Reality is starting to intrude on America’s electric vehicle fantasies. After years of hype, it is becoming undeniable that most people don’t want them, and increasingly fewer can afford them. Millions of Americans will pay a price for this folly, most of all the low-income households that depend so much on the affordable gasoline-powered vehicles that have been the target of this agenda.
The higher sticker price of EVs — even with the tax credits — is not the only reason they don’t make sense for those of modest means. Perhaps the greater affordability issue stems from their limited range, long charging times and difficulty charging in urban environments where street parking is the norm compared to the relative ease and reliability of operating gasoline-powered vehicles.
EVs are not practical as a household’s sole vehicle, which is all many struggling families can afford. Indeed, upward of 90 percent of EVs sit in the driveways of multi-car households next to one or more gasoline-powered cars that are typically driven more miles. The EV agenda may be in fashion with those on the upper rungs of the economic ladder, where such virtue signaling is in vogue. Still, it is badly out of touch with the realities of those lower down.
Biden administration policies don’t just favor EVs; they also burden gasoline vehicles with costly regulations. Past and proposed future regulations from the Environmental Protection Agency and National Highway Traffic Safety Administration are a big part of why sticker prices for new cars have skyrocketed.
The average new gasoline-powered vehicle goes for $48,000 — higher than the average Black household income of $46,400 annually — putting it out of reach for low-income and most middle-class households. Used-car prices have risen in tandem. The administration calculated that carrots for EVs alone won’t achieve their all-electric transition and that bigger and bigger sticks are needed to drive gasoline vehicles out of the market. And the poor, who already suffer financially because of energy poverty, are disproportionately paying the price.
Financing is also a growing challenge for car buyers with less than spotless credit. Auto loan default rates are at a 30-year high, particularly on the high-interest subprime loans that many minority and low-income buyers have.
It’s a double whammy. The costs of this anti-car agenda fall on struggling households — the very people who need affordable vehicles the most.
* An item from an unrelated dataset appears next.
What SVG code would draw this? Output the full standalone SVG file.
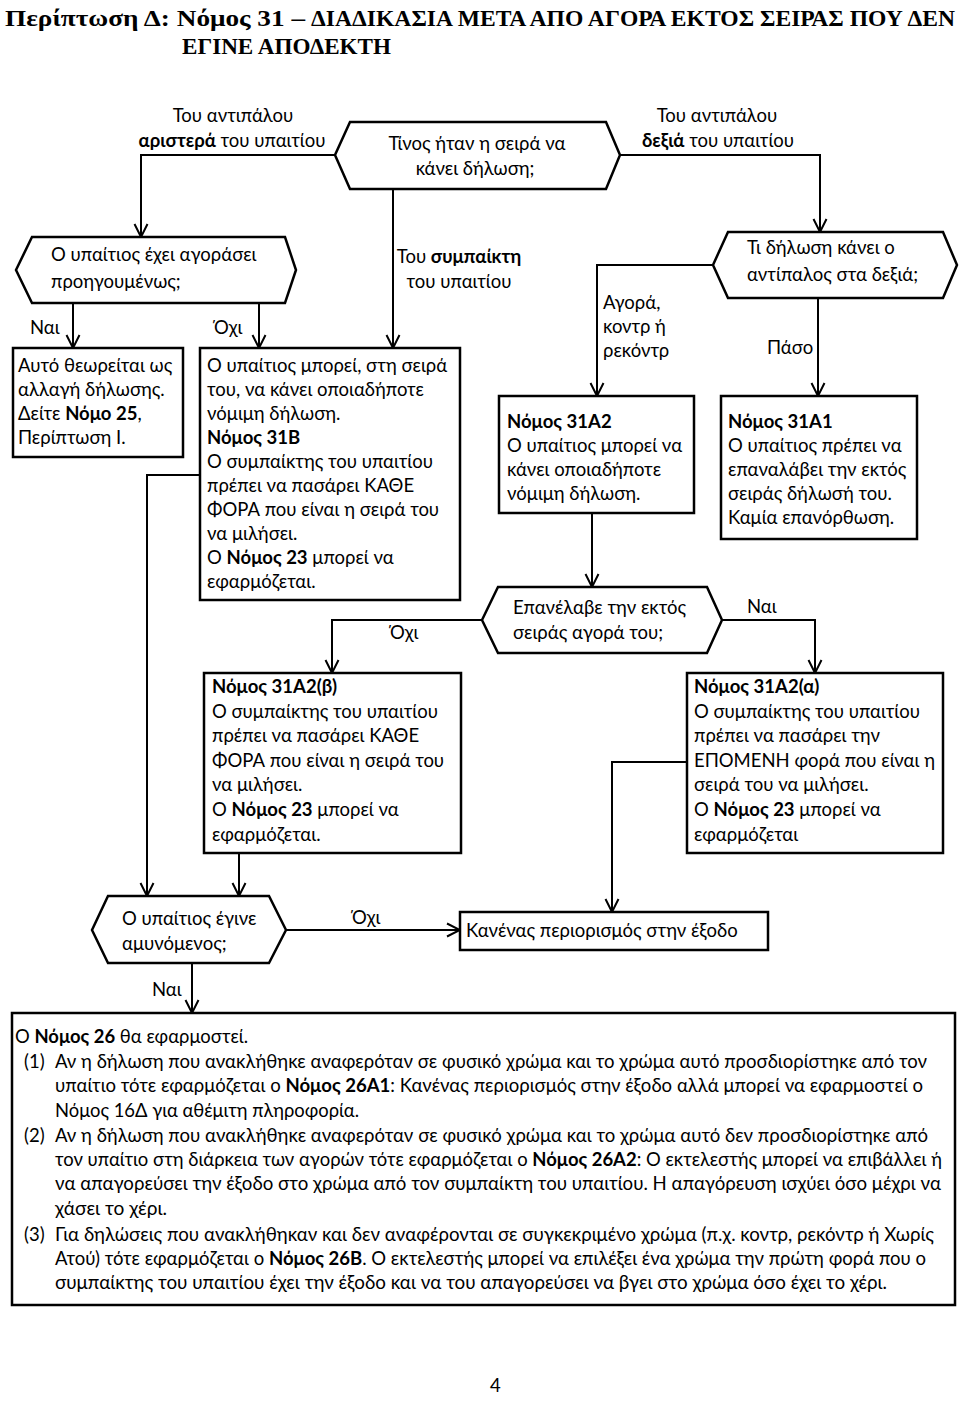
<svg xmlns="http://www.w3.org/2000/svg" width="960" height="1415" viewBox="0 0 960 1415">
<style>
.t{font-family:Lato,'Open Sans','Liberation Sans',sans-serif;font-size:18.5px;fill:#000}
.c{text-anchor:middle}
.b{font-weight:bold}
.ttl{font-family:'Liberation Serif','DejaVu Serif',serif;font-size:23.5px;font-weight:bold;fill:#000}
.box{fill:#fff;stroke:#000;stroke-width:2.5}
.ln{fill:none;stroke:#000;stroke-width:2}
.ar{marker-end:url(#ah)}
</style>
<defs>
<marker id="ah" markerUnits="userSpaceOnUse" markerWidth="16" markerHeight="16" viewBox="0 0 16 16" refX="14" refY="8" orient="auto">
<path d="M1,1.5 L14,8 L1,14.5" fill="none" stroke="#000" stroke-width="2"/>
</marker>
</defs>
<rect x="0" y="0" width="960" height="1415" fill="#fff"/>

<g id="title">
<text class="ttl" x="5" y="26" textLength="300" lengthAdjust="spacingAndGlyphs">Περίπτωση Δ: Νόμος 31 –</text>
<text class="ttl" x="311" y="26" textLength="644" lengthAdjust="spacingAndGlyphs">ΔΙΑΔΙΚΑΣΙΑ ΜΕΤΑ ΑΠΟ ΑΓΟΡΑ ΕΚΤΟΣ ΣΕΙΡΑΣ ΠΟΥ ΔΕΝ</text>
<text class="ttl" x="182" y="54" textLength="209" lengthAdjust="spacingAndGlyphs">ΕΓΙΝΕ ΑΠΟΔΕΚΤΗ</text>
</g>

<g id="connectors">
<path class="ln ar" d="M335,155 H141 V237"/>
<path class="ln ar" d="M620,155 H820 V232"/>
<path class="ln ar" d="M393,189 V348"/>
<path class="ln ar" d="M73,303 V348"/>
<path class="ln ar" d="M259,303 V348"/>
<path class="ln ar" d="M713,265 H597 V396"/>
<path class="ln ar" d="M818,298 V396"/>
<path class="ln ar" d="M592,513 V587"/>
<path class="ln ar" d="M722,620 H815 V673"/>
<path class="ln ar" d="M482,620 H332 V673"/>
<path class="ln ar" d="M200,475 H147 V896"/>
<path class="ln ar" d="M239,853 V896"/>
<path class="ln ar" d="M687,762 H612 V912"/>
<path class="ln ar" d="M286,930 H460"/>
<path class="ln ar" d="M192,963 V1013"/>
<text class="t" x="30" y="334">Ναι</text>
<text class="t" x="214" y="334">Όχι</text>
<text class="t c" x="459" y="263">Του <tspan class="b">συμπαίκτη</tspan></text>
<text class="t c" x="459" y="288">του υπαιτίου</text>
<text class="t" x="603" y="309">Αγορά,</text>
<text class="t" x="603" y="333">κοντρ ή</text>
<text class="t" x="603" y="357">ρεκόντρ</text>
<text class="t" x="767" y="354">Πάσο</text>
<text class="t" x="747" y="613">Ναι</text>
<text class="t" x="390" y="639">Όχι</text>
<text class="t" x="352" y="924">Όχι</text>
<text class="t" x="152" y="996">Ναι</text>
<text class="t c" x="233" y="122">Του αντιπάλου</text>
<text class="t c" x="232" y="147"><tspan class="b">αριστερά</tspan> του υπαιτίου</text>
<text class="t c" x="717" y="122">Του αντιπάλου</text>
<text class="t c" x="718" y="147"><tspan class="b">δεξιά</tspan> του υπαιτίου</text>
</g>

<g id="n_turn">
<polygon class="box" points="335,155 350,122 606,122 620,155 606,189 350,189"/>
<text class="t c" x="477" y="150">Τίνος ήταν η σειρά να</text>
<text class="t c" x="475" y="175">κάνει δήλωση;</text>
</g>

<g id="n_prev">
<polygon class="box" points="16,270 32,237 285,237 296,270 285,303 32,303"/>
<text class="t" x="51" y="261">Ο υπαίτιος έχει αγοράσει</text>
<text class="t" x="51" y="288">προηγουμένως;</text>
</g>

<g id="n_change">
<rect class="box" x="13" y="348" width="170" height="109"/>
<text class="t" x="18" y="372">Αυτό θεωρείται ως</text>
<text class="t" x="18" y="396">αλλαγή δήλωσης.</text>
<text class="t" x="18" y="420">Δείτε <tspan class="b">Νόμο 25</tspan>,</text>
<text class="t" x="18" y="444">Περίπτωση Ι.</text>
</g>

<g id="n_31B">
<rect class="box" x="200" y="348" width="260" height="252"/>
<text class="t" x="207" y="372">Ο υπαίτιος μπορεί, στη σειρά</text>
<text class="t" x="207" y="396">του,  να κάνει οποιαδήποτε</text>
<text class="t" x="207" y="420">νόμιμη δήλωση.</text>
<text class="t b" x="207" y="444">Νόμος 31Β</text>
<text class="t" x="207" y="468">Ο συμπαίκτης του υπαιτίου</text>
<text class="t" x="207" y="492">πρέπει να πασάρει ΚΑΘΕ</text>
<text class="t" x="207" y="516">ΦΟΡΑ που είναι η σειρά του</text>
<text class="t" x="207" y="540">να μιλήσει.</text>
<text class="t" x="207" y="564">Ο <tspan class="b">Νόμος 23</tspan> μπορεί να</text>
<text class="t" x="207" y="588">εφαρμόζεται.</text>
</g>

<g id="n_opp">
<polygon class="box" points="713,265 728,232 943,232 957,265 943,298 728,298"/>
<text class="t" x="747" y="254">Τι δήλωση κάνει ο</text>
<text class="t" x="747" y="281">αντίπαλος στα δεξιά;</text>
</g>

<g id="n_31A2">
<rect class="box" x="499" y="396" width="195" height="117"/>
<text class="t b" x="507" y="428">Νόμος 31Α2</text>
<text class="t" x="507" y="452">Ο υπαίτιος μπορεί να</text>
<text class="t" x="507" y="476">κάνει οποιαδήποτε</text>
<text class="t" x="507" y="500">νόμιμη δήλωση.</text>
</g>

<g id="n_31A1">
<rect class="box" x="721" y="396" width="196" height="143"/>
<text class="t b" x="728" y="428">Νόμος 31Α1</text>
<text class="t" x="728" y="452">Ο υπαίτιος πρέπει να</text>
<text class="t" x="728" y="476">επαναλάβει την εκτός</text>
<text class="t" x="728" y="500">σειράς δήλωσή του.</text>
<text class="t" x="728" y="524">Καμία επανόρθωση.</text>
</g>

<g id="n_repeat">
<polygon class="box" points="482,620 498,587 707,587 722,620 707,653 498,653"/>
<text class="t" x="513" y="614">Επανέλαβε την εκτός</text>
<text class="t" x="513" y="639">σειράς αγορά του;</text>
</g>

<g id="n_31A2b">
<rect class="box" x="204" y="673" width="257" height="180"/>
<text class="t b" x="212" y="693">Νόμος 31Α2(β)</text>
<text class="t" x="212" y="717.6">Ο συμπαίκτης του υπαιτίου</text>
<text class="t" x="212" y="742.2">πρέπει να πασάρει ΚΑΘΕ</text>
<text class="t" x="212" y="766.8">ΦΟΡΑ που είναι η σειρά του</text>
<text class="t" x="212" y="791.4">να μιλήσει.</text>
<text class="t" x="212" y="816">Ο <tspan class="b">Νόμος 23</tspan> μπορεί να</text>
<text class="t" x="212" y="840.6">εφαρμόζεται.</text>
</g>

<g id="n_31A2a">
<rect class="box" x="687" y="673" width="256" height="180"/>
<text class="t b" x="694" y="693">Νόμος 31Α2(α)</text>
<text class="t" x="694" y="717.6">Ο συμπαίκτης του υπαιτίου</text>
<text class="t" x="694" y="742.2">πρέπει να πασάρει την</text>
<text class="t" x="694" y="766.8">ΕΠΟΜΕΝΗ φορά που είναι η</text>
<text class="t" x="694" y="791.4">σειρά του να μιλήσει.</text>
<text class="t" x="694" y="816">Ο <tspan class="b">Νόμος 23</tspan> μπορεί να</text>
<text class="t" x="694" y="840.6">εφαρμόζεται</text>
</g>

<g id="n_defender">
<polygon class="box" points="92,930 108,896 269,896 286,930 269,963 108,963"/>
<text class="t" x="122" y="925">Ο υπαίτιος έγινε</text>
<text class="t" x="122" y="950">αμυνόμενος;</text>
</g>

<g id="n_norestrict">
<rect class="box" x="460" y="912" width="308" height="38"/>
<text class="t" x="466" y="937">Κανένας περιορισμός στην έξοδο</text>
</g>

<g id="n_law26">
<rect class="box" x="12" y="1013" width="943" height="292"/>
<text class="t" x="15" y="1043" textLength="233" lengthAdjust="spacingAndGlyphs">Ο <tspan class="b">Νόμος 26</tspan> θα εφαρμοστεί.</text>
<text class="t" x="24" y="1068">(1)</text>
<text class="t" x="55" y="1068" textLength="872" lengthAdjust="spacingAndGlyphs">Αν η δήλωση που ανακλήθηκε αναφερόταν σε φυσικό χρώμα και το χρώμα αυτό προσδιορίστηκε από τον</text>
<text class="t" x="55" y="1092" textLength="868" lengthAdjust="spacingAndGlyphs">υπαίτιο τότε εφαρμόζεται ο <tspan class="b">Νόμος 26Α1</tspan>: Κανένας περιορισμός στην έξοδο αλλά μπορεί να εφαρμοστεί ο</text>
<text class="t" x="55" y="1117" textLength="304" lengthAdjust="spacingAndGlyphs">Νόμος 16Δ για αθέμιτη πληροφορία.</text>
<text class="t" x="24" y="1142">(2)</text>
<text class="t" x="55" y="1142" textLength="873" lengthAdjust="spacingAndGlyphs">Αν η δήλωση που ανακλήθηκε αναφερόταν σε φυσικό χρώμα και το χρώμα αυτό δεν προσδιορίστηκε από</text>
<text class="t" x="55" y="1166" textLength="887" lengthAdjust="spacingAndGlyphs">τον υπαίτιο στη διάρκεια των αγορών τότε εφαρμόζεται ο <tspan class="b">Νόμος 26Α2</tspan>: Ο εκτελεστής μπορεί να επιβάλλει ή</text>
<text class="t" x="55" y="1190" textLength="886" lengthAdjust="spacingAndGlyphs">να απαγορεύσει την έξοδο στο χρώμα από τον συμπαίκτη του υπαιτίου. Η απαγόρευση ισχύει όσο μέχρι να</text>
<text class="t" x="55" y="1215" textLength="112" lengthAdjust="spacingAndGlyphs">χάσει το χέρι.</text>
<text class="t" x="24" y="1241">(3)</text>
<text class="t" x="55" y="1241" textLength="879" lengthAdjust="spacingAndGlyphs">Για δηλώσεις που ανακλήθηκαν και δεν αναφέρονται σε συγκεκριμένο χρώμα (π.χ. κοντρ, ρεκόντρ ή Χωρίς</text>
<text class="t" x="55" y="1265" textLength="871" lengthAdjust="spacingAndGlyphs">Ατού) τότε εφαρμόζεται ο <tspan class="b">Νόμος 26Β</tspan>. Ο εκτελεστής μπορεί να επιλέξει ένα χρώμα την πρώτη φορά που ο</text>
<text class="t" x="55" y="1289" textLength="832" lengthAdjust="spacingAndGlyphs">συμπαίκτης του υπαιτίου έχει την έξοδο και να του απαγορεύσει να βγει στο χρώμα όσο έχει το χέρι.</text>
</g>

<g id="page">
<text class="t" x="490" y="1392">4</text>
</g>
</svg>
For example, many urban poor live in neighborhoods far from the most economically vibrant parts of the city or the suburbs — where the most lucrative jobs often are. And public transportation can only take you to a fraction of the job opportunities that are available if you can drive door to door. It is even worse for those working two or three jobs to make ends meet. Dependence on public transportation also excludes low-income workers from the gig economy.
Beyond jobs, quality of life is greatly improved when low-income families have a car. Everything from being able to take kids to medical appointments or after-school activities to escaping food deserts by driving to supermarkets is all made possible with an affordable, reliable car.
Books could be written about how owning a car facilitates upward mobility and a better way of life for low-income individuals and families. Ironically, these are the aspirations progressives used to support and still claim to support. Still, now they are willing to sacrifice them for the sake of the climate agenda, of which EVs are an integral part.
Rather than acknowledge the importance of affordable transportation to the least fortunate, the administration is doing its best to deny this reality. Worst of all is Transportation Secretary Pete Buttigieg’s recently assembled Advisory Committee on Transportation Equity, filled with academics and activists who decry cars as somehow racist — as if we are doing Black families a favor by making them prohibitively expensive.
This goes to show that their primary goal is to take away private car ownership from low-income families and trap them in their communities. Rather than encouraging economic freedom for low-income families, this is only leading to government-imposed dependence and de-facto segregation.